Pour cela, il a fallu que l’assistance accueille le silence. On ne peut assister à une représentation sans se préparer physiquement à l’écoute. La seule présence de mon butaï en bois invitait à la contemplation. Ce support en bois, ouvragé à la main, a en effet introduit une présence fort appréciable: la disponibilité attentive.
Un sentiment de déférence a alors pris place lors de l’ouverture des 3 panneaux. Afin que l’auditoire cultive cet état d’esprit, j’ai voulu convier la musique. Ainsi, l’enfant était stimulé visuellement et auditivement. Une musique d’introduction, courte, mais laissant le thème de mes illustrations futures prendre place. Mes jeunes amis n’étaient plus alors en France, mais déjà leurs sens les faisaient voyager loin, là où le Soleil montre ses premiers rayons.
L’impact de la musique instrumentale n’est plus à prouver, les études révèlent l’effet apaisant qu’elle produirait dans le cerveau de l’homme et l’aide à la concentration qu’elle fournit pour les tâches de hautes précisions.
Loin d’être scientifique, j’ai pu observer ce phénomène et en ai usé pour capter l’attention de mes petits garnements, qui, fatigués et affamés, attendaient leurs pauses méridiennes. Au fil de mes larges planches, j’ajoutais alors mes quelques notes lors du passage à l’image suivante. À noter que chaque illustration représente un épisode du récit. Cette technique, soutenue par l’harmonie musicale, accompagnait l’enfant qui suivait alors un cadre ordonné. Il me plaît de penser que cet ordre extérieur aura nourri mes jeunes amis, ne serait-ce que l’espace d’un instant . Il s’agissait d’un groupe fort dissipé et indiscipliné, mais l’introduction du Kamishibaï a apporté un souffle nouveau. L’alliance de ce matériel avec la mélodie les a accompagnés. Il n’y avait plus 21 individus devant moi, mais un seul cœur ouvert sur le monde et respectueux les uns des autres. La culture japonaise s’étant alors invitée pour initier ces jeunes enfants à l’harmonie sociale.
Il m’est alors apparu comme une évidence que l’alliance de la musique instrumentale avec mon conte Kamishibaï avait facilité la concentration des enfants et œuvrer en vue d’harmoniser leur état émotionnel, qui, en fin de matinée, montrait quelques signes de discordance et donc de désunion intérieure. Détendu et réceptif, mon jeune auditoire avait été nourri dans sa sensibilité.

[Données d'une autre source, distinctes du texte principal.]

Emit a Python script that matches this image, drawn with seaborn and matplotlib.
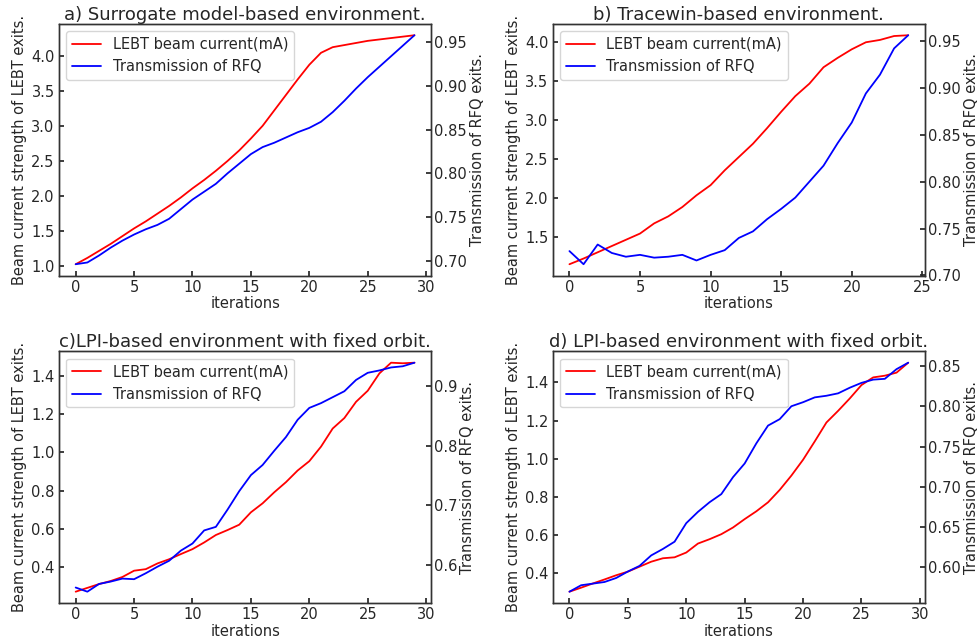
import matplotlib
matplotlib.use("Agg")
import matplotlib.pyplot as plt
import seaborn as sns
import numpy as np

# iterations
iters_30 = list(range(30))
iters_25 = list(range(25))

# a) surrogate model
a_current = [1.03, 1.12, 1.22, 1.32, 1.43, 1.54, 1.64, 1.75, 1.86, 1.98,
             2.11, 2.23, 2.36, 2.50, 2.65, 2.82, 3.00, 3.22, 3.44, 3.66,
             3.87, 4.04, 4.12, 4.15, 4.18, 4.21, 4.23, 4.25, 4.27, 4.29]
a_trans = [0.696, 0.698, 0.706, 0.715, 0.723, 0.730, 0.736, 0.741, 0.748, 0.759,
           0.770, 0.779, 0.788, 0.800, 0.811, 0.822, 0.830, 0.835, 0.841, 0.847,
           0.852, 0.859, 0.870, 0.883, 0.897, 0.910, 0.922, 0.934, 0.946, 0.958]

# b) tracewin
b_current = [1.157, 1.23, 1.31, 1.39, 1.47, 1.55, 1.68, 1.77, 1.89, 2.04,
             2.17, 2.36, 2.53, 2.70, 2.90, 3.11, 3.31, 3.47, 3.68, 3.80,
             3.91, 4.00, 4.03, 4.08, 4.09]
b_trans = [0.726, 0.712, 0.733, 0.724, 0.720, 0.722, 0.719, 0.720, 0.722, 0.716,
           0.722, 0.727, 0.740, 0.747, 0.760, 0.771, 0.783, 0.800, 0.817, 0.841,
           0.863, 0.894, 0.914, 0.942, 0.956]

# c) LPI fixed orbit
c_current = [0.270, 0.290, 0.310, 0.326, 0.347, 0.380, 0.388, 0.418, 0.440, 0.467,
             0.493, 0.528, 0.567, 0.593, 0.621, 0.686, 0.733, 0.791, 0.844, 0.905,
             0.954, 1.030, 1.125, 1.180, 1.265, 1.323, 1.414, 1.470, 1.467, 1.470]
c_trans = [0.562, 0.555, 0.568, 0.572, 0.577, 0.576, 0.586, 0.597, 0.607, 0.624,
           0.636, 0.658, 0.664, 0.693, 0.724, 0.751, 0.768, 0.792, 0.815, 0.844,
           0.864, 0.872, 0.882, 0.892, 0.911, 0.923, 0.927, 0.932, 0.934, 0.940]

# d) LPI fixed orbit
d_current = [0.304, 0.325, 0.347, 0.368, 0.390, 0.409, 0.435, 0.461, 0.479, 0.484,
             0.509, 0.556, 0.579, 0.605, 0.640, 0.684, 0.725, 0.772, 0.837, 0.912,
             0.995, 1.091, 1.190, 1.251, 1.316, 1.386, 1.426, 1.435, 1.451, 1.503]
d_trans = [0.570, 0.578, 0.580, 0.582, 0.587, 0.595, 0.602, 0.615, 0.623, 0.632,
           0.655, 0.669, 0.681, 0.691, 0.712, 0.729, 0.754, 0.776, 0.784, 0.800,
           0.805, 0.811, 0.813, 0.816, 0.823, 0.829, 0.833, 0.834, 0.846, 0.854]

titles = ["a) Surrogate model-based environment.",
          "b) Tracewin-based environment.",
          "c)LPI-based environment with fixed orbit.",
          "d) LPI-based environment with fixed orbit."]

panels = [
    (iters_30, a_current, a_trans),
    (iters_25, b_current, b_trans),
    (iters_30, c_current, c_trans),
    (iters_30, d_current, d_trans),
]

sns.set_theme(style="ticks", rc={"xtick.direction": "in", "ytick.direction": "in",
                                 "axes.linewidth": 1.0, "axes.edgecolor": "#333333"})

fig, axes = plt.subplots(2, 2, figsize=(9.79, 6.43), dpi=100)
plt.subplots_adjust(left=0.06, right=0.945, top=0.963, bottom=0.062,
                    wspace=0.325, hspace=0.30)

for ax, title, (x, cur, tr) in zip(axes.flat, titles, panels):
    sns.lineplot(x=x, y=cur, ax=ax, color="red", linewidth=1.3,
                 label="LEBT beam current(mA)", legend=False)
    ax2 = ax.twinx()
    sns.lineplot(x=x, y=tr, ax=ax2, color="blue", linewidth=1.3,
                 label="Transmission of RFQ", legend=False)
    ax.set_title(title, fontsize=13, pad=3)
    ax.set_xlabel("iterations", fontsize=10.5, labelpad=1)
    ax.set_ylabel("Beam current strength of LEBT exits.", fontsize=10.5, labelpad=3)
    ax2.set_ylabel("Transmission of RFQ exits.", fontsize=10.5, labelpad=2)
    ax.tick_params(labelsize=10.5, direction="in", length=3.5, pad=3)
    ax2.tick_params(labelsize=10.5, direction="in", length=3.5, pad=2)
    h1, l1 = ax.get_legend_handles_labels()
    h2, l2 = ax2.get_legend_handles_labels()
    ax.legend(h1 + h2, l1 + l2, loc="upper left", fontsize=10.5)

fig.savefig("out.png", dpi=100)
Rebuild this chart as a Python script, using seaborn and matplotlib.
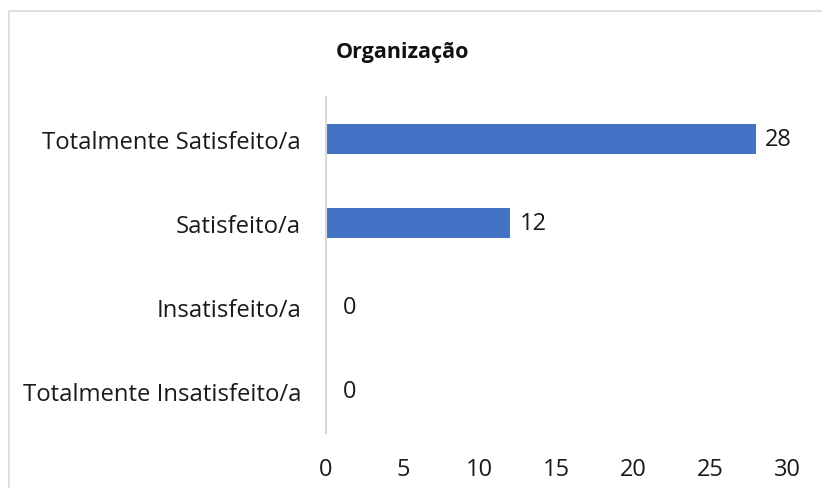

Sa capacité d’écoute en était décuplée si bien qu’à la fin de l’histoire, un silence plein et profond s’est invité où chacun comprenait qu’il avait partagé quelque chose avec son voisin.
Je ne puis qu’être convaincue que l’éducation sociale de l’enfant peut aussi se faire au moyen de ces instruments, qui touchant à son développement cognitif le respecte dans sa globalité pour le façonner à l’image de l’homme qu'il est appelé à être.
Je vous souhaite sincèrement de vous délecter d’une pareille expérience et d’offrir à nos plus jeunes ces instants de grâce qui construiront, j’en suis sûre, une société où l’individualité se mettra joyeusement au service du collectif.